UBS Global Industrials and Transportation Conference summary
30 Jun, 2026Strategic transformation and business model evolution
Shifted from 80% expertise/20% technology to 45% expertise/55% technology over the past decade, focusing on technology-driven national security solutions.
Emphasized outcome-based and software-defined solutions, moving away from labor-hour contracts to delivering measurable results and efficiency for government clients.
Achieved a 7%+ CAGR in revenue over the last five years, generating over $2.3 billion in free cash flow and maintaining a book-to-bill ratio of 1.6x.
Margins improved from 8.5–9.5% to the high 10s%, with a focus on sustainable free cash flow per share growth.
Investment strategy prioritizes internal development, partnerships, and targeted M&A to fill technology gaps and accelerate growth.
Market trends, government priorities, and efficiency initiatives
National security remains a bipartisan funding priority, with consistent support across administration changes.
Government demand is shifting from counterterrorism to near-peer threats, requiring rapid, software-driven solutions for agility and speed.

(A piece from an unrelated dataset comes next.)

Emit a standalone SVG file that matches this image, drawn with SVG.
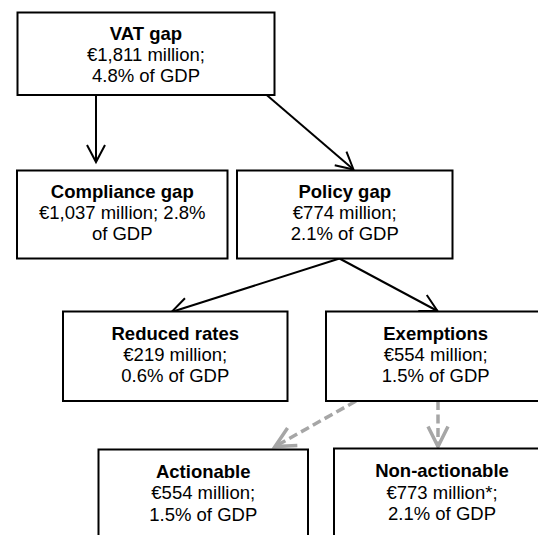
<svg xmlns="http://www.w3.org/2000/svg" width="538" height="535" viewBox="0 0 538 535">
<style>
.box{fill:#fff;stroke:#000;stroke-width:2}
.t{font-family:"Liberation Sans",Arial,sans-serif;font-size:18.5px;fill:#000;text-anchor:middle}
.b{font-weight:bold}
.a{fill:none;stroke:#000;stroke-width:2}
.d{fill:none;stroke:#a6a6a6;stroke-width:3.5;stroke-dasharray:9 4.5}
</style>
<defs>
<marker id="ah" markerUnits="userSpaceOnUse" viewBox="-20 -12 22 24" refX="0" refY="0" markerWidth="22" markerHeight="24" orient="auto" overflow="visible">
<path d="M-17,-9 L0,0 L-17,9" fill="none" stroke="#000" stroke-width="2"/>
</marker>
<marker id="ahg" markerUnits="userSpaceOnUse" viewBox="-24 -12 26 24" refX="0" refY="0" markerWidth="26" markerHeight="24" orient="auto" overflow="visible">
<path d="M-20,-10 L0,0 L-20,10" fill="none" stroke="#a6a6a6" stroke-width="3.5"/>
</marker>
</defs>
<rect width="538" height="535" fill="#fff"/>
<g id="connectors">
<line class="a" x1="96" y1="95" x2="96" y2="162" marker-end="url(#ah)"/>
<line class="a" x1="266.7" y1="95" x2="353.5" y2="169.5" marker-end="url(#ah)"/>
<line class="a" x1="339.5" y1="258.5" x2="171.5" y2="312" marker-end="url(#ah)"/>
<line class="a" x1="339.5" y1="258.5" x2="437.5" y2="311" marker-end="url(#ah)"/>
<line class="d" x1="356" y1="401" x2="275" y2="446.5" marker-end="url(#ahg)"/>
<line class="d" x1="438" y1="401" x2="438" y2="446.5" marker-end="url(#ahg)"/>
</g>
<g id="vat-gap">
<rect class="box" x="17.5" y="12.5" width="257" height="82.5"/>
<text class="t b" x="146" y="39.5">VAT gap</text>
<text class="t" x="146" y="60.5">€1,811 million;</text>
<text class="t" x="146" y="81.5">4.8% of GDP</text>
</g>
<g id="compliance-gap">
<rect class="box" x="17" y="170.5" width="210.5" height="88"/>
<text class="t b" x="122.25" y="198">Compliance gap</text>
<text class="t" x="122.25" y="219">€1,037 million; 2.8%</text>
<text class="t" x="122.25" y="240">of GDP</text>
</g>
<g id="policy-gap">
<rect class="box" x="237" y="170.5" width="215.5" height="88"/>
<text class="t b" x="344.75" y="198">Policy gap</text>
<text class="t" x="344.75" y="219">€774 million;</text>
<text class="t" x="344.75" y="240">2.1% of GDP</text>
</g>
<g id="reduced-rates">
<rect class="box" x="63" y="311.5" width="224.5" height="89.5"/>
<text class="t b" x="175.25" y="339.5">Reduced rates</text>
<text class="t" x="175.25" y="360.5">€219 million;</text>
<text class="t" x="175.25" y="381.5">0.6% of GDP</text>
</g>
<g id="exemptions">
<rect class="box" x="326" y="311.5" width="219.5" height="89.5"/>
<text class="t b" x="435.7" y="339.5">Exemptions</text>
<text class="t" x="435.7" y="360.5">€554 million;</text>
<text class="t" x="435.7" y="381.5">1.5% of GDP</text>
</g>
<g id="actionable">
<rect class="box" x="98.5" y="449.5" width="209.5" height="100"/>
<text class="t b" x="203.25" y="477.5">Actionable</text>
<text class="t" x="203.25" y="499">€554 million;</text>
<text class="t" x="203.25" y="520.5">1.5% of GDP</text>
</g>
<g id="non-actionable">
<rect class="box" x="334" y="448.5" width="216" height="100"/>
<text class="t b" x="442" y="476.5">Non-actionable</text>
<text class="t" x="442" y="498.5">€773 million*;</text>
<text class="t" x="442" y="520">2.1% of GDP</text>
</g>
</svg>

Efficiency initiatives like DOGE create market uncertainty but are expected to drive further demand for resilient, modernized, and cost-effective solutions.
Most business is focused on DOD, intelligence, and DHS, with minimal exposure to federal civilian or citizen-facing services.
Network modernization and IT upgrades are key growth areas, with programs like EITaaS returning personnel to core missions and reducing legacy system dependencies.
Business development, contract strategy, and financial outlook
Adopted a 'bid less, win more' approach, focusing on larger, longer-duration contracts and increasing average award size.
Secured 11 contracts over $1 billion in the past 36 months, with backlog duration doubling from three to six years since 2017.
Multi-year financial targets are based on backlog transparency and business development strength, not on specific budget assumptions.
Margins are driven by portfolio mix, with a deliberate move toward high-margin, software-based technology solutions.
Free cash flow per share is the primary performance metric, with executive incentives aligned accordingly.